HOEVEEL ZEEAAS HEB JE NODIG?

De grootste groep zeevissers vist met aas, enkel zeebaars- en wrakvissers vissen met kunstaas. Of je nu vanaf de boot of vanaf het strand vist, aas komt steeds weer terug in je zeevisavontuur. Dit aas bestaat vooral uit zeepieren, zagers, mes heften en in mindere maten reepjes vis en inktvis. We zijn allemaal afhankelijk van dit aas, maar soms speelt het aas ons ook parten.

Ook het verbruik van je aas is afhankelijk van vele factoren. Zit er veel vis, dan verbruik je veel aas. Zitten er veel krabben of garnalen, ook dan verbruik je veel aas. Is dit allemaal niet het geval, dan verbruik je nauwelijks aas. Getij, weersomstandigheden e.d. kunnen op voorhand bepaald worden, maar de aanwezigheid van vis, krabben en garnalen is op voorhand zeer lastig te bepalen.

Om niet halverwege je visdag zonder aas te komen staan houd je rekening met het scenario dat je redelijk wat aas gaat verbruiken, dat is een veilige keuze. Dan blijkt het toch anders te lopen en houdt je aan het einde van je visdag meer aas over dan je lief is, wat ga je daarmee doen?

zeeaas bewaren

Aan het einde van de dag aas over? Zonde om weg te gooien….

KUN JE ZEEAAS BEWAREN?

Weggooien van je aas is erg zonde natuurlijk. Een ons zeeaas kost toch al snel rond de vier euro. Helaas heb je voorlopig ook geen tijd om te gaan vissen, bewaren zit er dus ook niet in, of misschien toch wel? Jazeker! Zeeaas is prima te bewaren en de beste manier om dit te doen is door het in te zouten. Bijna al het zeeaas laat zich prima zouten.

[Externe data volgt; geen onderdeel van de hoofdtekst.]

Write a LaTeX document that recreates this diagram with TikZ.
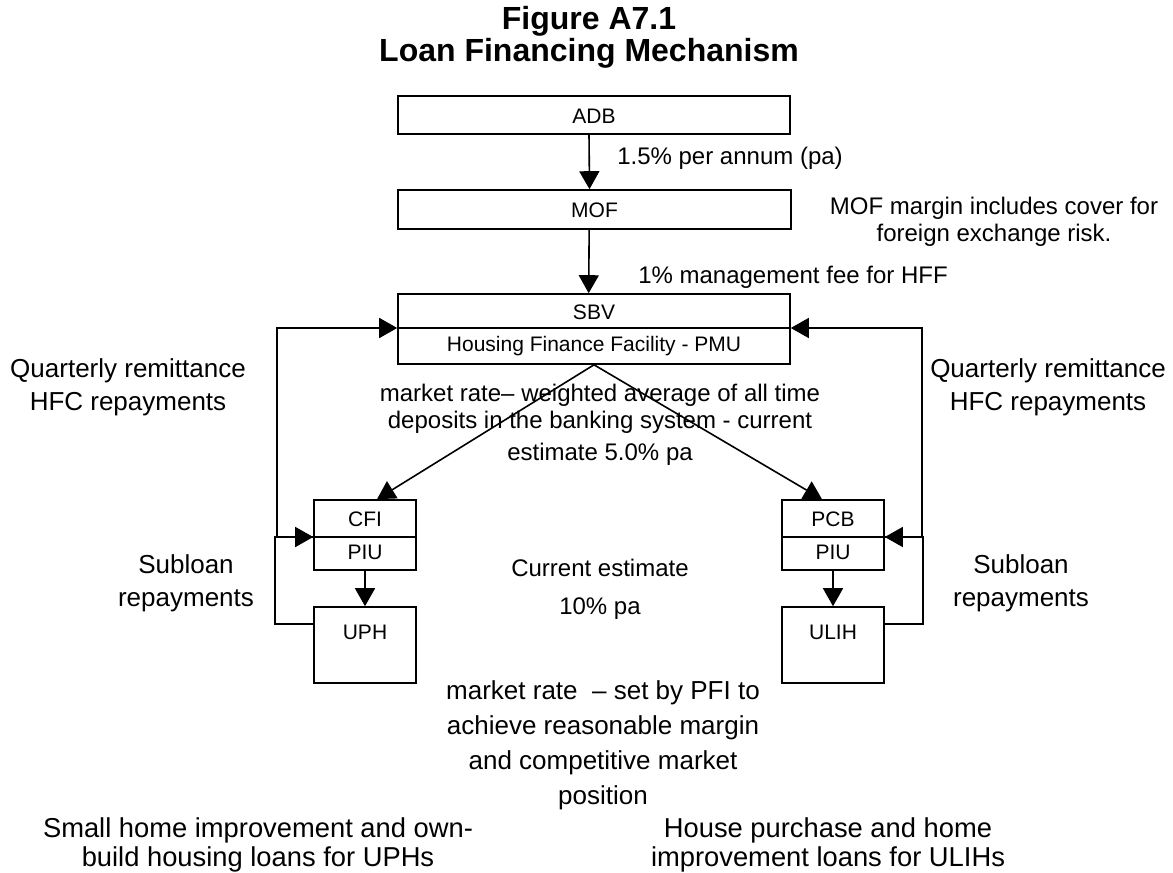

Het grote voordeel van het zouten is niet enkel dat je je aas langer kan bewaren, maar ook dat het taaier wordt en dus beter op de haak blijft zitten.Je zal er versteld van staan hoe gemakkelijk het zouten van je aas is én het is spotgoedkoop, je hebt dus geen enkele reden meer je aas weg te gooien!

WAT HEB JE NODIG VOOR HET ZOUTEN VAN ZEEAAS?

  • Keukenzout € 0,39 per kilo
  • Keukenpapier € 0,89 per rol
  • Oude kranten € 0,00

zeeaas bewaren

WERKWIJZE ZOUTEN ZEEAAS:

  1. Leg twee lagen van de krant op een tafel.
  2. Bedek deze vervolgens met twee lagen keukenpapier.
  3. Hierop leg je het overgebleven zeeaas. Belangrijk is wel dat het aas niet tegen elkaar aan ligt! Wanneer je zout over de pieren strooit zullen deze wat gaan bewegen en bestaat de kans dat ze tegen elkaar komen te liggen. Om dit te voorkomen strooi je na het uitleggen een dun laagje zout over de pieren. Na vijf minuten bewegen ze niet meer en kan je controleren en herschikken.
  4. Strooi een ruime hoeveelheid zout over het aas, ze hoeven niet geheel bedekt te zijn.
  5. Hierop leg je weer twee lagen keukenpapier en deze dek je af met kranten
  6. Dek toe met een handdoek

Het geheel laat je 24 tot 36 uur rusten op een droge plaats. Wanneer deze tijd verstreken is dien je enkel nog het aas uit het zout te halen en netjes in een bakje op te bergen. Wanneer je gezouten aas in een bakje zit strooi je er nog een goede eetlepel zout over en dek je deze af met de deksel. Totaal ben je er een uurtje mee bezig en kost het je nog minder dan wat een onsje aas zou kosten, beter dan weggooien natuurlijk!

 

VOORDELEN INZOUTEN ZEEAAS

  • Geen aas verspilling
  • Wijting, bot, tong enz., een gezouten aasje lusten ze allemaal
  • Zeer lang houdbaar, tot wel een jaar in de vriezer
  • Taaier aas, goed voor verre worpen
  • Sterkere geur
  • Altijd aas op voorraad, voor die ongeplande sessie
  • Aas dat net even iets anders is, op sommige momenten lijkt de vis er beter op te reageren dan op vers aas.